— AIM OF THE TASK —
Leaving the pictures aside, transcribe every line below exactly.

— DATA SEGMENT —
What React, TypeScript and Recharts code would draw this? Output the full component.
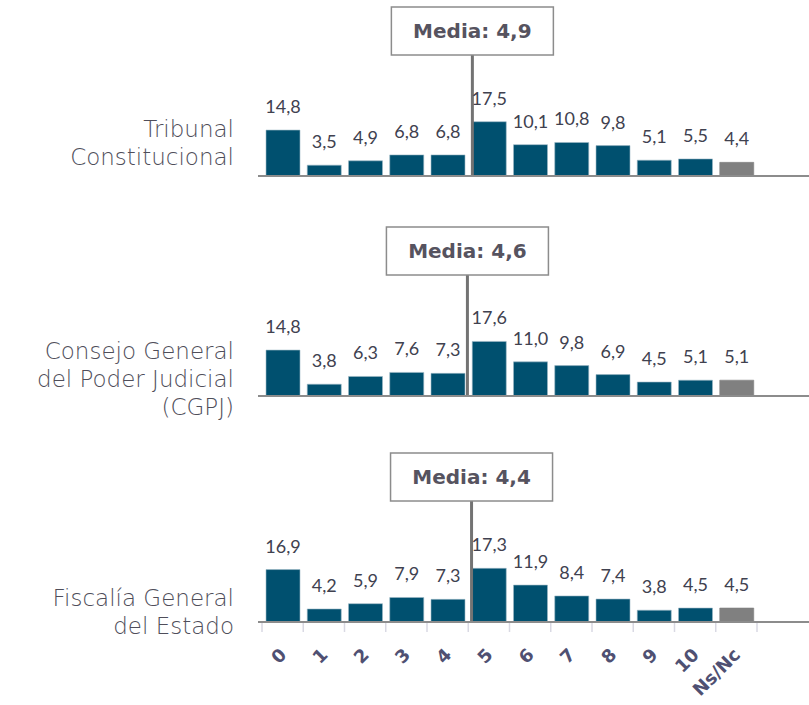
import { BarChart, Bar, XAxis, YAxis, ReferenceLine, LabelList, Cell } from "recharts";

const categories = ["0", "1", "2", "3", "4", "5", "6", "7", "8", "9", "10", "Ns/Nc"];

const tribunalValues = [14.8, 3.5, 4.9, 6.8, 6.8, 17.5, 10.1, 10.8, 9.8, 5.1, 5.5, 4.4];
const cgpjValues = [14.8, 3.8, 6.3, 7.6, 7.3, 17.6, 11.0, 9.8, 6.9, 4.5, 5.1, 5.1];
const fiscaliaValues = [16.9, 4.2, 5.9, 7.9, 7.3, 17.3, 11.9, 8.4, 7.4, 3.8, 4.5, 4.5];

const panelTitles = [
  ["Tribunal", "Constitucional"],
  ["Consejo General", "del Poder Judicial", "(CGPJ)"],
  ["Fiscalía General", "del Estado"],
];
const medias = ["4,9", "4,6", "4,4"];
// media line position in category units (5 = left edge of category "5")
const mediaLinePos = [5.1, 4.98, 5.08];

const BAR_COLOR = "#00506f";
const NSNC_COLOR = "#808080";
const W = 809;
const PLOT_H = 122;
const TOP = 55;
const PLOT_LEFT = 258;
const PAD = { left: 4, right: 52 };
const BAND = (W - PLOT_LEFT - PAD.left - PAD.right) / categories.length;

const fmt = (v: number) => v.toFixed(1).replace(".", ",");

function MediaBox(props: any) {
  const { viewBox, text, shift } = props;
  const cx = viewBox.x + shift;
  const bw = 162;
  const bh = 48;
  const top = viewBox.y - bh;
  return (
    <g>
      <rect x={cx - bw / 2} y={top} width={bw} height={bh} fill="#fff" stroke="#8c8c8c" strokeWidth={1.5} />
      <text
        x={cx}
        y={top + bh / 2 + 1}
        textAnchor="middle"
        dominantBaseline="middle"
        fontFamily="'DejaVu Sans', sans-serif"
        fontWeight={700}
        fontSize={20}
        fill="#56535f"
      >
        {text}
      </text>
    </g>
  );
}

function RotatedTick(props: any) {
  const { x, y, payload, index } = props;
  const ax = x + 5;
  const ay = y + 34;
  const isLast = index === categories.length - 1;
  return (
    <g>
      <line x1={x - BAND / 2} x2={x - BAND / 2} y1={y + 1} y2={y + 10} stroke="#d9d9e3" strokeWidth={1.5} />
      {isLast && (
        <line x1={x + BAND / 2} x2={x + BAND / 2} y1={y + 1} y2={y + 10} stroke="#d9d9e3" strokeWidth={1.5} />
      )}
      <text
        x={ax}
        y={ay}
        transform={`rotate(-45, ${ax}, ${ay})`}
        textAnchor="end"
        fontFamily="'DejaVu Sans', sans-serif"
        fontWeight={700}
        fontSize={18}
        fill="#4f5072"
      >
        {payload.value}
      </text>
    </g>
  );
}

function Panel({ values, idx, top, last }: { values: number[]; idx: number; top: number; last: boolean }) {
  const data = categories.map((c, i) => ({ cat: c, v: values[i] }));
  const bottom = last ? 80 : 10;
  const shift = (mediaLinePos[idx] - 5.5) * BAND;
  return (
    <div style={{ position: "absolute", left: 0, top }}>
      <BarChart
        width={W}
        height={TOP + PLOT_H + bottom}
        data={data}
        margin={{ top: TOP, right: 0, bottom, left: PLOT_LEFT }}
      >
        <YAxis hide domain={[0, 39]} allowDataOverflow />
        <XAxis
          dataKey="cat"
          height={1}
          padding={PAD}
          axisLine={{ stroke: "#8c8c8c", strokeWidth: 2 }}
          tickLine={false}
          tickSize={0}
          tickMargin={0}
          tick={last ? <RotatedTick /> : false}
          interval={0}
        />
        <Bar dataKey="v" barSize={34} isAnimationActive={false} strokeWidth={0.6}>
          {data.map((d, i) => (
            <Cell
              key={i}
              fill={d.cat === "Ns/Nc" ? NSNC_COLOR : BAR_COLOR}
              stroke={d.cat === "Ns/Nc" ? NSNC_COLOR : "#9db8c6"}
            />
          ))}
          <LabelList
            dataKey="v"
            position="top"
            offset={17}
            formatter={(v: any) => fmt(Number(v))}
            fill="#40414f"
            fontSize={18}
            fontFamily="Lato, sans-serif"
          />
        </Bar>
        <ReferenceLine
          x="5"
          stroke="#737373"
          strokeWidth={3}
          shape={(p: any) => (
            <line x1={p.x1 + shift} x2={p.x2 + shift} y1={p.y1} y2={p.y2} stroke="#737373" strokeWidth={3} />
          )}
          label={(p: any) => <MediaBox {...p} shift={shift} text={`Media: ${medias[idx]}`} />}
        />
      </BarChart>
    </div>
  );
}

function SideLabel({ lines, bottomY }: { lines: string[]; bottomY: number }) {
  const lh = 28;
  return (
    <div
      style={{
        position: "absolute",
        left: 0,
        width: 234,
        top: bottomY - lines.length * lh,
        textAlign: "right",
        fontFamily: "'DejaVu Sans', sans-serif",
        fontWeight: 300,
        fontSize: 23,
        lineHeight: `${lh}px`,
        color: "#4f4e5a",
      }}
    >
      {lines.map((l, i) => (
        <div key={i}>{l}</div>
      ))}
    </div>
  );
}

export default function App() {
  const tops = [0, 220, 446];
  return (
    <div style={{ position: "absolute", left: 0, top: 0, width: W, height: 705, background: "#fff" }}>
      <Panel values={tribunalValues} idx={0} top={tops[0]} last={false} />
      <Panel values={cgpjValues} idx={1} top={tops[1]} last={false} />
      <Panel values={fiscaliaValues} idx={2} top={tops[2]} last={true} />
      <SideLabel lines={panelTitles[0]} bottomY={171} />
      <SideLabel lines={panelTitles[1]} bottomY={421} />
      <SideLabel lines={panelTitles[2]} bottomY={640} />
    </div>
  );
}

— FINAL RESULT —
What React, TypeScript and Recharts code would draw this? Output the full component.
import { BarChart, Bar, XAxis, YAxis, ReferenceLine, LabelList, Cell } from "recharts";

const categories = ["0", "1", "2", "3", "4", "5", "6", "7", "8", "9", "10", "Ns/Nc"];

const tribunalValues = [14.8, 3.5, 4.9, 6.8, 6.8, 17.5, 10.1, 10.8, 9.8, 5.1, 5.5, 4.4];
const cgpjValues = [14.8, 3.8, 6.3, 7.6, 7.3, 17.6, 11.0, 9.8, 6.9, 4.5, 5.1, 5.1];
const fiscaliaValues = [16.9, 4.2, 5.9, 7.9, 7.3, 17.3, 11.9, 8.4, 7.4, 3.8, 4.5, 4.5];

const panelTitles = [
  ["Tribunal", "Constitucional"],
  ["Consejo General", "del Poder Judicial", "(CGPJ)"],
  ["Fiscalía General", "del Estado"],
];
const medias = ["4,9", "4,6", "4,4"];
// media line position in category units (5 = left edge of category "5")
const mediaLinePos = [5.1, 4.98, 5.08];

const BAR_COLOR = "#00506f";
const NSNC_COLOR = "#808080";
const W = 809;
const PLOT_H = 122;
const TOP = 55;
const PLOT_LEFT = 258;
const PAD = { left: 4, right: 52 };
const BAND = (W - PLOT_LEFT - PAD.left - PAD.right) / categories.length;

const fmt = (v: number) => v.toFixed(1).replace(".", ",");

function MediaBox(props: any) {
  const { viewBox, text, shift } = props;
  const cx = viewBox.x + shift;
  const bw = 162;
  const bh = 48;
  const top = viewBox.y - bh;
  return (
    <g>
      <rect x={cx - bw / 2} y={top} width={bw} height={bh} fill="#fff" stroke="#8c8c8c" strokeWidth={1.5} />
      <text
        x={cx}
        y={top + bh / 2 + 1}
        textAnchor="middle"
        dominantBaseline="middle"
        fontFamily="'DejaVu Sans', sans-serif"
        fontWeight={700}
        fontSize={20}
        fill="#56535f"
      >
        {text}
      </text>
    </g>
  );
}

function RotatedTick(props: any) {
  const { x, y, payload, index } = props;
  const ax = x + 5;
  const ay = y + 34;
  const isLast = index === categories.length - 1;
  return (
    <g>
      <line x1={x - BAND / 2} x2={x - BAND / 2} y1={y + 1} y2={y + 10} stroke="#d9d9e3" strokeWidth={1.5} />
      {isLast && (
        <line x1={x + BAND / 2} x2={x + BAND / 2} y1={y + 1} y2={y + 10} stroke="#d9d9e3" strokeWidth={1.5} />
      )}
      <text
        x={ax}
        y={ay}
        transform={`rotate(-45, ${ax}, ${ay})`}
        textAnchor="end"
        fontFamily="'DejaVu Sans', sans-serif"
        fontWeight={700}
        fontSize={18}
        fill="#4f5072"
      >
        {payload.value}
      </text>
    </g>
  );
}

function Panel({ values, idx, top, last }: { values: number[]; idx: number; top: number; last: boolean }) {
  const data = categories.map((c, i) => ({ cat: c, v: values[i] }));
  const bottom = last ? 80 : 10;
  const shift = (mediaLinePos[idx] - 5.5) * BAND;
  return (
    <div style={{ position: "absolute", left: 0, top }}>
      <BarChart
        width={W}
        height={TOP + PLOT_H + bottom}
        data={data}
        margin={{ top: TOP, right: 0, bottom, left: PLOT_LEFT }}
      >
        <YAxis hide domain={[0, 39]} allowDataOverflow />
        <XAxis
          dataKey="cat"
          height={1}
          padding={PAD}
          axisLine={{ stroke: "#8c8c8c", strokeWidth: 2 }}
          tickLine={false}
          tickSize={0}
          tickMargin={0}
          tick={last ? <RotatedTick /> : false}
          interval={0}
        />
        <Bar dataKey="v" barSize={34} isAnimationActive={false} strokeWidth={0.6}>
          {data.map((d, i) => (
            <Cell
              key={i}
              fill={d.cat === "Ns/Nc" ? NSNC_COLOR : BAR_COLOR}
              stroke={d.cat === "Ns/Nc" ? NSNC_COLOR : "#9db8c6"}
            />
          ))}
          <LabelList
            dataKey="v"
            position="top"
            offset={17}
            formatter={(v: any) => fmt(Number(v))}
            fill="#40414f"
            fontSize={18}
            fontFamily="Lato, sans-serif"
          />
        </Bar>
        <ReferenceLine
          x="5"
          stroke="#737373"
          strokeWidth={3}
          shape={(p: any) => (
            <line x1={p.x1 + shift} x2={p.x2 + shift} y1={p.y1} y2={p.y2} stroke="#737373" strokeWidth={3} />
          )}
          label={(p: any) => <MediaBox {...p} shift={shift} text={`Media: ${medias[idx]}`} />}
        />
      </BarChart>
    </div>
  );
}

function SideLabel({ lines, bottomY }: { lines: string[]; bottomY: number }) {
  const lh = 28;
  return (
    <div
      style={{
        position: "absolute",
        left: 0,
        width: 234,
        top: bottomY - lines.length * lh,
        textAlign: "right",
        fontFamily: "'DejaVu Sans', sans-serif",
        fontWeight: 300,
        fontSize: 23,
        lineHeight: `${lh}px`,
        color: "#4f4e5a",
      }}
    >
      {lines.map((l, i) => (
        <div key={i}>{l}</div>
      ))}
    </div>
  );
}

export default function App() {
  const tops = [0, 220, 446];
  return (
    <div style={{ position: "absolute", left: 0, top: 0, width: W, height: 705, background: "#fff" }}>
      <Panel values={tribunalValues} idx={0} top={tops[0]} last={false} />
      <Panel values={cgpjValues} idx={1} top={tops[1]} last={false} />
      <Panel values={fiscaliaValues} idx={2} top={tops[2]} last={true} />
      <SideLabel lines={panelTitles[0]} bottomY={171} />
      <SideLabel lines={panelTitles[1]} bottomY={421} />
      <SideLabel lines={panelTitles[2]} bottomY={640} />
    </div>
  );
}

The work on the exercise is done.